Pierino che avrà 20 anni nel 2010

Ispirato da un ritorno in sedicesimo dello Spirito hegeliano nel mondo postmoderno, Piero Fassino presenta il Pd non come un progetto politico ma come «una necessità storica». Non è che i Ds lo vogliono, è che lo devono all’Italia: «Grava sulle nostre spalle una gigantesca responsabilità verso l’Italia e verso gli italiani», e assumersela significa «dare all’Italia un soggetto politico nuovo», concepirlo come un dono come un uomo fa con una sposa. Perché questo matrimonio fra l’Italia e il partito post-comunista avvenga in tempi di globalizzazione matura, quando sarebbe il momento di guardare più al mondo che alla nazione, è uno di quei paradossi che in politica capitano, ma non è inspiegabile. Fattosi finalmente Stato cioè pienamente governo, quel partito s’è accorto che «i caratteri costitutivi della nazione» (ruolo internazionale, modello di sviluppo, coesione sociale) sono dissestati, e dunque pesca nel proprio passato per rilanciare «la funzione nazionale» che fu del Pci nei momenti cruciali, dalla Resistenza al «contributo alla salvezza del paese negli anni ’70».
E’ l’unico tassello della tradizione a essere rilanciato: per il resto, «la nostra storia, lontana e recente, non è in discussione», ma ormai «serve un pensiero nuovo per un secolo nuovo», che «non è iniziato il 1° gennaio 2000, ma il 9 novembre ’89». E’ vero, serve; e Fassino ha pure ragione quando ammonisce «guai a credere che stare fermi, rifugiarsi nell’identità, coltivare le nostalgie della memoria, sia sufficiente per esercitare il ruolo politico a cui la sinistra aspira». Ma se poi si vanno a cercare nella sua relazione gli spunti o anche solo gli stimoli del pensiero nuovo per il secolo nuovo, non si trova molto di più che il resto di niente.
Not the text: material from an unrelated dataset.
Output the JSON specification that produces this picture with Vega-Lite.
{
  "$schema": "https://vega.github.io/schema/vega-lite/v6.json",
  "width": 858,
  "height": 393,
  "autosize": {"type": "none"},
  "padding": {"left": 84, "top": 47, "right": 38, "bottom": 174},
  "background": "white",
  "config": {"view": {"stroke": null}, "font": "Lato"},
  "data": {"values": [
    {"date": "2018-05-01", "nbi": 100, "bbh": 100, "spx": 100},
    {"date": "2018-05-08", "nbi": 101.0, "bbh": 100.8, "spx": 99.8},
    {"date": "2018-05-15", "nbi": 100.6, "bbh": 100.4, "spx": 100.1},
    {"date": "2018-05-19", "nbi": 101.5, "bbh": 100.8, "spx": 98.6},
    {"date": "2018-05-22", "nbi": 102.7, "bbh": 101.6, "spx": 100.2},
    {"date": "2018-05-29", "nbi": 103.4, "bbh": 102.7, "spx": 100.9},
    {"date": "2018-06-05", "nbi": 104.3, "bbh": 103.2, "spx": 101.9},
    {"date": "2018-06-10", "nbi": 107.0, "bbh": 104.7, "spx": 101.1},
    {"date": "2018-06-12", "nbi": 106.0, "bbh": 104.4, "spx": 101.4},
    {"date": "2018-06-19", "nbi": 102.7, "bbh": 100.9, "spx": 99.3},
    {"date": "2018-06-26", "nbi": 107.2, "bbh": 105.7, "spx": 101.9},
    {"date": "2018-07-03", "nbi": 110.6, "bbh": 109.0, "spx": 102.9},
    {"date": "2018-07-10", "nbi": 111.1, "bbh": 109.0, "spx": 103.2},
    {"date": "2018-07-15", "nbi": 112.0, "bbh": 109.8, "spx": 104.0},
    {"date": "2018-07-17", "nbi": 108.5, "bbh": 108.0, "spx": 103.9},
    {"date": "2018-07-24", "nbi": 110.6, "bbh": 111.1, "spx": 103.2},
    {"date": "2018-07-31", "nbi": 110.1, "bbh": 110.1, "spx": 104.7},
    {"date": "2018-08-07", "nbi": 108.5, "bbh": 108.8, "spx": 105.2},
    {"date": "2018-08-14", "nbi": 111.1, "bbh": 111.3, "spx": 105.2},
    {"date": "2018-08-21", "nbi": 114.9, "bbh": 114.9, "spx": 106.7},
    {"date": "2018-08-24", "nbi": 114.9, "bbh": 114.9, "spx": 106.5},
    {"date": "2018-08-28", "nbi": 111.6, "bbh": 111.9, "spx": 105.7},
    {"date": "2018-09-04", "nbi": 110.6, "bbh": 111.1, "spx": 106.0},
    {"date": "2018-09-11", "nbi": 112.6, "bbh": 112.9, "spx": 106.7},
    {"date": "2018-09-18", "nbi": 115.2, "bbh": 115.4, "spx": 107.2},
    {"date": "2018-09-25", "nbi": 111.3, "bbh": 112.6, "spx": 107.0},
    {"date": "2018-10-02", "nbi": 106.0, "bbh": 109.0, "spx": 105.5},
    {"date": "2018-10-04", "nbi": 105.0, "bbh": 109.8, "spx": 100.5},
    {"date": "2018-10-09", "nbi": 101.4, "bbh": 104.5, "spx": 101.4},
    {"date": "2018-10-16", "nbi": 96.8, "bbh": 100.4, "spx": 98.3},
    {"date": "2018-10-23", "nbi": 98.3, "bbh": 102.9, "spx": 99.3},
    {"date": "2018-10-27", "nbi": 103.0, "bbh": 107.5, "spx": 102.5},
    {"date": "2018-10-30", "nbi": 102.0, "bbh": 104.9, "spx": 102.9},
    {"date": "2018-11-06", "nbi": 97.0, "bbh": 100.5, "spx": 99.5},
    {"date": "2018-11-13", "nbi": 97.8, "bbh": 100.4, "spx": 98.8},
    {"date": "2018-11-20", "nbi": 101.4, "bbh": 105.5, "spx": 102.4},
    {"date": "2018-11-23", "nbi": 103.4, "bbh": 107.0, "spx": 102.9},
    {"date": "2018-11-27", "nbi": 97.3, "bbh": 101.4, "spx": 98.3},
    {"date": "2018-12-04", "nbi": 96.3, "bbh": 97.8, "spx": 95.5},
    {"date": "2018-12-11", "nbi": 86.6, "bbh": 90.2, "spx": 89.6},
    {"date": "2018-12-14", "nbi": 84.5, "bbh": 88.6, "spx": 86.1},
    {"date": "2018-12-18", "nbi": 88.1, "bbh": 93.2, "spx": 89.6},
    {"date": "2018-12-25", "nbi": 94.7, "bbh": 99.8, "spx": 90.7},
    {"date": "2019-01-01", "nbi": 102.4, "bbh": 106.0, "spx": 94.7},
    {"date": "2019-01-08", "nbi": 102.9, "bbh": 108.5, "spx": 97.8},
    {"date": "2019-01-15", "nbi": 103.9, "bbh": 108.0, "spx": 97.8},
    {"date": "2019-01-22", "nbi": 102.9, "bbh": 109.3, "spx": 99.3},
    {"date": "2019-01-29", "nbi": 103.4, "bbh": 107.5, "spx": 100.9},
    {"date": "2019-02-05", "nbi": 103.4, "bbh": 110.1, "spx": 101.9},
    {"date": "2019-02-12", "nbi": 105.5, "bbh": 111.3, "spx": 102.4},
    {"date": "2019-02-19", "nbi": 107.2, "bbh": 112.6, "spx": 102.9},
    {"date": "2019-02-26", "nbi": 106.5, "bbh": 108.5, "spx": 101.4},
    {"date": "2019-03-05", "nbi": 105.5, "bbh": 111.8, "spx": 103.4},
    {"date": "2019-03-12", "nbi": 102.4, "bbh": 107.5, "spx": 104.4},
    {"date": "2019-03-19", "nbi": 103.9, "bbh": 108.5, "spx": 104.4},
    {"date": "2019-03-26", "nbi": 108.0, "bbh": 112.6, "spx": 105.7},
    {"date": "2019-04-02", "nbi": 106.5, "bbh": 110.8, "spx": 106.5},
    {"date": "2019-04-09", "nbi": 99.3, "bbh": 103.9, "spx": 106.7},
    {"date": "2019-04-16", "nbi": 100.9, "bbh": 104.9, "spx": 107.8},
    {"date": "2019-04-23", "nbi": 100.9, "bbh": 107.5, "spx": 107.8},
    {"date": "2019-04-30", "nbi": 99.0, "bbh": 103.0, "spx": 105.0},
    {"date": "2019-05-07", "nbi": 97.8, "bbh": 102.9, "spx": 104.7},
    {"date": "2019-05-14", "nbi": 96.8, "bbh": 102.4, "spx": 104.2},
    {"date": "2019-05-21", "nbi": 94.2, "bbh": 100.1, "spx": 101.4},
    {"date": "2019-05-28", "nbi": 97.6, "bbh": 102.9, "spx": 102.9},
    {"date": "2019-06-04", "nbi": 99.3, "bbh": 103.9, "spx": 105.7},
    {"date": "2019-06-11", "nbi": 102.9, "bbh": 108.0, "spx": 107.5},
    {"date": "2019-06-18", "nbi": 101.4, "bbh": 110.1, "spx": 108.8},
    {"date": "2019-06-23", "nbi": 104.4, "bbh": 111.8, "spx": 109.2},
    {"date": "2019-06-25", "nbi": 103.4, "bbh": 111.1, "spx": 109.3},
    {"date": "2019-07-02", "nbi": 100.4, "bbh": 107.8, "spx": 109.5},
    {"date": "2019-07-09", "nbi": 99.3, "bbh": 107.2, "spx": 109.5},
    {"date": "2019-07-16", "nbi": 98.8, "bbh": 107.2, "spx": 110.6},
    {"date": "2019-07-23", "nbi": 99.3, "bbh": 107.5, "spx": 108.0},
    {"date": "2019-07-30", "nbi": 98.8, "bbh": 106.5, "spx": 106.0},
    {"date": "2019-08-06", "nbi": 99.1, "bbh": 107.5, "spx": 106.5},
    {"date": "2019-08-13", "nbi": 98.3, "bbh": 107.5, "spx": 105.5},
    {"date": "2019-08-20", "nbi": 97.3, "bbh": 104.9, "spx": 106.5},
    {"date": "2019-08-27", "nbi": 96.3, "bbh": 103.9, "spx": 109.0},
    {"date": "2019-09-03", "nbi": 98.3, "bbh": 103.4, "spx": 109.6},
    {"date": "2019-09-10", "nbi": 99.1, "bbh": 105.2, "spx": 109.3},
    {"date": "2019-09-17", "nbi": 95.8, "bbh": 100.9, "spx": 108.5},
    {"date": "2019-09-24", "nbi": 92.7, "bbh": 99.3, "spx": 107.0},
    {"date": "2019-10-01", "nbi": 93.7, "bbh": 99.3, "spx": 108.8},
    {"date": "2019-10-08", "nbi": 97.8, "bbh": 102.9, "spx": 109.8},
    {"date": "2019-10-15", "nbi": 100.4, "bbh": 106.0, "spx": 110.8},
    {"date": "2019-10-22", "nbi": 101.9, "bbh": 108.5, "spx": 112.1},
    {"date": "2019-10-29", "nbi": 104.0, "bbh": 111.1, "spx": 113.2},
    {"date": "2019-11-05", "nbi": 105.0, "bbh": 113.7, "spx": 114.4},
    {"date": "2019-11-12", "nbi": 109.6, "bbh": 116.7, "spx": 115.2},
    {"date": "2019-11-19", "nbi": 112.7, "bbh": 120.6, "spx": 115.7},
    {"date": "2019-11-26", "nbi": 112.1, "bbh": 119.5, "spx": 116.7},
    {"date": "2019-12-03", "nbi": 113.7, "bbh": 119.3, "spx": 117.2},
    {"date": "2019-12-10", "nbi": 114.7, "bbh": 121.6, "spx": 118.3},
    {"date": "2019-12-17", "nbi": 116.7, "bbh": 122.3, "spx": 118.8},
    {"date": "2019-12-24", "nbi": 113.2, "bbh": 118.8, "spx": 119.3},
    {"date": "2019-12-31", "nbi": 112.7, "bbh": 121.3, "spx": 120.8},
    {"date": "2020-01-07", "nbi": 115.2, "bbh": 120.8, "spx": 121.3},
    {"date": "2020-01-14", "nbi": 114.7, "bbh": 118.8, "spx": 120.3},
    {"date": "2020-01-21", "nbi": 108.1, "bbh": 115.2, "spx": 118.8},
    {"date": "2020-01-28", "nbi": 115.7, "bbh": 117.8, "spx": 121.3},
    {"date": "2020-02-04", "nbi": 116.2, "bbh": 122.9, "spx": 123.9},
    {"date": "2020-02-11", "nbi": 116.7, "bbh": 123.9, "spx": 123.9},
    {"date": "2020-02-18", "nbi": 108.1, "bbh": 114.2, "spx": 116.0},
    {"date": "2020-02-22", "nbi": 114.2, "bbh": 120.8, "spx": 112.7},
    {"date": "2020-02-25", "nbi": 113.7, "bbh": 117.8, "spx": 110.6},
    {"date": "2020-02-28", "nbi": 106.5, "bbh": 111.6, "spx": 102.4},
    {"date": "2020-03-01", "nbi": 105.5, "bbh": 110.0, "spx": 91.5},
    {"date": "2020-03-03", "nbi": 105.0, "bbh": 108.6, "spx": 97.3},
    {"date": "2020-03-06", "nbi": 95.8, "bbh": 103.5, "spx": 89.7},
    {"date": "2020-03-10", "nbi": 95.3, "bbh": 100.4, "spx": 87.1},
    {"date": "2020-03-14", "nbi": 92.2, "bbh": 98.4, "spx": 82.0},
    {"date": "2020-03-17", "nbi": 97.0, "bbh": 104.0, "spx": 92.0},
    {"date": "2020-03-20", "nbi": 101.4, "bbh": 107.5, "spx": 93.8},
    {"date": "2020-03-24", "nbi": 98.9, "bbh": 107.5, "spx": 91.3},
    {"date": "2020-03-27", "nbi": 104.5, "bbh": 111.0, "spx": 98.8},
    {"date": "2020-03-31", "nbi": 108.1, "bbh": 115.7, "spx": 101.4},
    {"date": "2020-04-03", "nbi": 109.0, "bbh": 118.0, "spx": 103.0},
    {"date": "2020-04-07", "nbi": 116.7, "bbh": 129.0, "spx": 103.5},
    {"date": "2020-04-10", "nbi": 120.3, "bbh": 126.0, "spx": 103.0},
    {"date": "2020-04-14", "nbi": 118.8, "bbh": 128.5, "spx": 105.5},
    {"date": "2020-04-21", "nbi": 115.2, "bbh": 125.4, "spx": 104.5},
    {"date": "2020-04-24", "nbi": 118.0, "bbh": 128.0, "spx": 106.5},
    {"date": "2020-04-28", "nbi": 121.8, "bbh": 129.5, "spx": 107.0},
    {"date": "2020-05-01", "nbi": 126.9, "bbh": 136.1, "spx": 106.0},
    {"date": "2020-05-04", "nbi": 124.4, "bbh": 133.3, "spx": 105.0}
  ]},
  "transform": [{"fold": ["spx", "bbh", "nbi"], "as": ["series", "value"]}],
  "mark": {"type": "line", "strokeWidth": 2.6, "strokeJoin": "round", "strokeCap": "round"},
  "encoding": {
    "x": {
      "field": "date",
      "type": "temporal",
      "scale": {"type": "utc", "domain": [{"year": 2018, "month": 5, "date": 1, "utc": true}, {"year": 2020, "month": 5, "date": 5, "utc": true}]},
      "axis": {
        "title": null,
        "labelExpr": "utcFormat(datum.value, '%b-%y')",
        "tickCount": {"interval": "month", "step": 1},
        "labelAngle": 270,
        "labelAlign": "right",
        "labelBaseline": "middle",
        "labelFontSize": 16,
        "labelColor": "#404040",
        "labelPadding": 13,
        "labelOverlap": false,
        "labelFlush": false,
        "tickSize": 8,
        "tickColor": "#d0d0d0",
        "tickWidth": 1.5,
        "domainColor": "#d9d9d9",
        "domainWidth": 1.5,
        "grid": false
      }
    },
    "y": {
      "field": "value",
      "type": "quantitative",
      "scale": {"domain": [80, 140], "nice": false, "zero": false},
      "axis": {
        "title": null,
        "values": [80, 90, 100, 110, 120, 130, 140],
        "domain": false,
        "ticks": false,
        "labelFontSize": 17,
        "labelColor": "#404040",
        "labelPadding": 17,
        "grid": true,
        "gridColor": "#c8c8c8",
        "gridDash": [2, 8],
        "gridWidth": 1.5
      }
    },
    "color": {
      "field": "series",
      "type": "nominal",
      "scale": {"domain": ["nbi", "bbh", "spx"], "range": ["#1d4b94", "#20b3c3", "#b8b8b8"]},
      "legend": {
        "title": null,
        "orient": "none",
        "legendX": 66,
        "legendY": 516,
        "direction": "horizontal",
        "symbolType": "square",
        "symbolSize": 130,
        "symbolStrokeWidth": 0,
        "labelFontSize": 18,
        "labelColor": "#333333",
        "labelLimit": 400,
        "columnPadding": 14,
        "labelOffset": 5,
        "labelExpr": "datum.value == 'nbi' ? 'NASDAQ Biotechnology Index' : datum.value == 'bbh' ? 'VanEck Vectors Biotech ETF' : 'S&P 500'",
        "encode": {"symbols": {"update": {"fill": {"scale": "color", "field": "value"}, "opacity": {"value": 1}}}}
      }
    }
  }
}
Sei righe (su 54 cartelle) sulla globalizzazione, altre sei sul postfordismo, cinque sulle migrazioni, undici su clima e energia e parecchie di più solo su famiglia e bioetica, «temi sensibili» per il rapporto con i cattolici. Né la brevità, in questo caso, sta per densità: nel tempo nuovo «tutti i caratteri della società – modo di produrre, di consumare, di lavorare, di comunicare, di relazionarsi agli altri – sono cambiati profondamente», ma più in là di questo non si va. «La geografia economica e politica del pianeta muta», ma di questa mutazione il segretario si limita a elencare i capitoli: «crisi della leadership Usa, protagonismo dei paesi emergenti, complessità dei rapporti fra Islam e occidente». E così pure mutano il clima, la produzione e il lavoro, gli equilibri demografici e anagrafici, la struttura delle famiglie, il rapporto con la vita e la morte, la natura e la tecnologia, ma su ognuno di questi titoli si vola bassissimo. E si sorvola pure su quello della crisi della democrazia e del rapporto fra cittadini e politica, su cui qualche idea il «partito nuovo» dovrà pure farsela venire…Sì che quando Fassino dice che invece di attardarsi sulla propria identità bisogna «stare in sintonia con la società e la sua costante evoluzione» va preso alla lettera: in sintonia, senza l’ombra della critica e senza nemmeno la fatica dell’interpretazione.
Con queste premesse non promette granché l’incontro fra i valori storici della sinistra – libertà, democrazia, giustizia, uguaglianza, solidarietà, lavoro – con l’alfabeto del nuovo secolo – cittadinanza, diritti, laicità, innovazione, integrazione, merito, multiculturalità, pari opportunità, sicurezza, sostenibilità, sopranazionalità» che il segretario invoca come piattaforma culturale del Partito democratico; anzi a guardare bene promette meno del Psi di Craxi e Martelli, che ai meriti nell’81 affiancava almeno i bisogni, e della laicità non pensava che dovesse limitarsi a gestire il traffico del dialogo «tra tutte le culture, religiose o secolari» e «garantire la Repubblica dall’integralismo religioso, ideologico e economico». E’ vero che il Partito democratico «lo facciamo per chi avrà vent’anni nel 2010». Ma anche chi avrà vent’anni nel 2010 non si vede perché non dovrebbe meritare qualcosa di più.